More exposure of people to a wide variety of pesticides/ chemicals in developing countries compared to developed World.
Due to the diverse numbers of pesticides/ chemicals which are imported/ produced in developing countries and used without regulations and enforcement, now people in these countries are more exposed to these chemicals as compared to people in developed World. Many factors helped for this higher exposure, among them less knowledge and information about these dangerous compounds. The situation in these countries is quiet different than developed nations. In many of these developing countries there are no NGOs and community workers to make the people aware about their exposure to pesticides/ chemicals and consequences. Now in developed nations there are so many NGOs and local community workers which stand against these dangerous compounds and do not let the corporations follow only their profits. They fight for the right of people and especially for children and other more vulnerable groups.
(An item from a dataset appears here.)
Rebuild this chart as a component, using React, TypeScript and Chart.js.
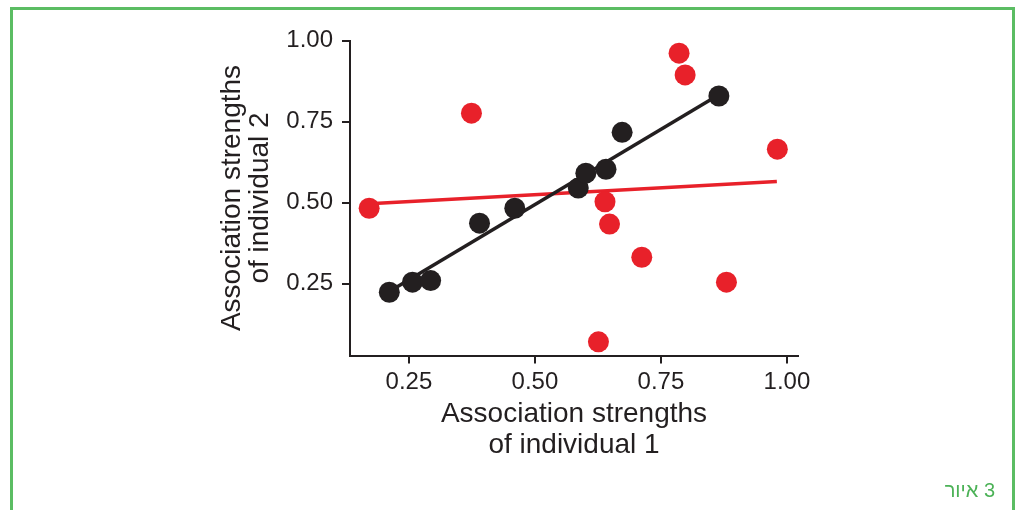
import React, { useEffect, useRef } from "react";
import { Chart, registerables } from "chart.js";

Chart.register(...registerables);

// ---- Data ----
const blackIndividual1 = [0.211, 0.257, 0.293, 0.39, 0.46, 0.586, 0.601, 0.641, 0.673, 0.865];
const blackIndividual2 = [0.224, 0.255, 0.26, 0.437, 0.483, 0.545, 0.591, 0.603, 0.717, 0.829];

const redIndividual1 = [0.171, 0.374, 0.786, 0.798, 0.981, 0.639, 0.648, 0.712, 0.88, 0.626];
const redIndividual2 = [0.483, 0.776, 0.961, 0.894, 0.665, 0.503, 0.434, 0.332, 0.255, 0.071];

const blackFitX = [0.211, 0.865];
const blackFitY = [0.226, 0.833];
const redFitX = [0.171, 0.98];
const redFitY = [0.497, 0.565];

const xTickValues = [0.25, 0.5, 0.75, 1.0];
const yTickValues = [0.25, 0.5, 0.75, 1.0];

const xTitle = ["Association strengths", "of individual 1"];
const yTitle = ["Association strengths", "of individual 2"];
const captionParts = ["איור", "3"];

// ---- Styles ----
const INK = "#231f20";
const RED = "#e8212a";
const GREEN = "#5bbd63";
const FAMILY = "'Liberation Sans', Arial, Helvetica, sans-serif";

const toPoints = (xs: number[], ys: number[]) => xs.map((x, i) => ({ x, y: ys[i] }));

export default function App() {
  const canvasRef = useRef<HTMLCanvasElement | null>(null);

  useEffect(() => {
    const canvas = canvasRef.current;
    if (!canvas) return;
    const chart = new Chart(canvas, {
      type: "scatter",
      data: {
        datasets: [
          {
            label: "black",
            data: toPoints(blackIndividual1, blackIndividual2),
            backgroundColor: INK,
            borderWidth: 0,
            pointRadius: 10.5,
            pointHoverRadius: 10.5,
          },
          {
            label: "red",
            data: toPoints(redIndividual1, redIndividual2),
            backgroundColor: RED,
            borderWidth: 0,
            pointRadius: 10.5,
            pointHoverRadius: 10.5,
          },
          {
            label: "black fit",
            data: toPoints(blackFitX, blackFitY),
            showLine: true,
            borderColor: INK,
            borderWidth: 3.5,
            pointRadius: 0,
            pointHoverRadius: 0,
          },
          {
            label: "red fit",
            data: toPoints(redFitX, redFitY),
            showLine: true,
            borderColor: RED,
            borderWidth: 3.5,
            pointRadius: 0,
            pointHoverRadius: 0,
          },
        ],
      },
      options: {
        animation: false,
        responsive: false,
        devicePixelRatio: 1,
        layout: { padding: { left: 200, right: 223, top: 40.5, bottom: 34.5 } },
        plugins: {
          legend: { display: false },
          tooltip: { enabled: false },
        },
        scales: {
          x: {
            type: "linear",
            min: 0.133,
            max: 1.022,
            afterBuildTicks: (s: any) => {
              s.ticks = xTickValues.map((v) => ({ value: v }));
            },
            afterFit: (s: any) => {
              s.height = 120;
            },
            ticks: {
              callback: (v: any) => Number(v).toFixed(2),
              font: { family: FAMILY, size: 24 },
              color: INK,
              padding: 4,
              maxRotation: 0,
              autoSkip: false,
            },
            grid: {
              display: true,
              drawOnChartArea: false,
              drawTicks: true,
              tickLength: 8,
              color: INK,
              lineWidth: 2,
            },
            border: { display: true, color: INK, width: 2 },
            title: {
              display: true,
              text: xTitle,
              color: INK,
              font: { family: FAMILY, size: 28, lineHeight: 31 / 28 },
              padding: { top: 0, bottom: 15 },
            },
          },
          y: {
            type: "linear",
            min: 0.029,
            max: 1.0,
            afterBuildTicks: (s: any) => {
              s.ticks = yTickValues.map((v) => ({ value: v }));
            },
            afterFit: (s: any) => {
              s.width = 150;
            },
            ticks: {
              callback: (v: any) => Number(v).toFixed(2),
              font: { family: FAMILY, size: 24 },
              color: INK,
              padding: 9,
              autoSkip: false,
            },
            grid: {
              display: true,
              drawOnChartArea: false,
              drawTicks: true,
              tickLength: 8,
              color: INK,
              lineWidth: 2,
            },
            border: { display: true, color: INK, width: 2 },
            title: {
              display: true,
              text: yTitle,
              color: INK,
              font: { family: FAMILY, size: 28, lineHeight: 28 / 28 },
              padding: { top: 18, bottom: 0 },
            },
          },
        },
      },
    } as any);
    return () => chart.destroy();
  }, []);

  return (
    <div
      style={{
        position: "absolute",
        left: 0,
        top: 0,
        width: 1021,
        height: 510,
        overflow: "hidden",
        background: "#ffffff",
      }}
    >
      <div
        style={{
          position: "absolute",
          left: 10,
          top: 7,
          width: 1005,
          height: 540,
          boxSizing: "border-box",
          border: `3px solid ${GREEN}`,
          borderBottom: "none",
        }}
      />
      <canvas
        ref={canvasRef}
        width={1021}
        height={510}
        style={{ position: "absolute", left: 0, top: 0, width: 1021, height: 510 }}
      />
      <div
        dir="ltr"
        style={{
          position: "absolute",
          right: 26,
          top: 480,
          fontFamily: FAMILY,
          fontSize: 20,
          lineHeight: "20px",
          color: "#4cb257",
          whiteSpace: "nowrap",
        }}
      >
        <span style={{ display: "inline-block" }}>{captionParts[0]}</span>
        {"\u00A0"}
        <span style={{ display: "inline-block" }}>{captionParts[1]}</span>
      </div>
    </div>
  );
}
In developing countries now people and in particular children are open exposed to these wide range of pesticides/ chemicals not only through consumption of food but also through all their daily life and there are no alerting NGOs and agencies to protect them. During the past decade every year there were more than 25 million acute poisoning with only pesticides in agricultural workers of developing countries. The problem shows itself more clear when we realize that more pesticides are used in developed nations with too much lower numbers of acute poisonings. Now in many Asian countries there is daily increase of exposure to polluted rice (different heavy metals) and to polluted fish (Hg, PCBs and other pollutants) and people have no other option because of hunger and ever increasing population. According to latest scientific documentations in pregnant mothers most of these dangerous compounds pass through placenta to the baby and are detected in the body of many newborn babies and female workers in rural areas are more exposed.
Ahmad Mahdavi, PhD, environmental toxicologist, University of Tehran, Tehran, Iran.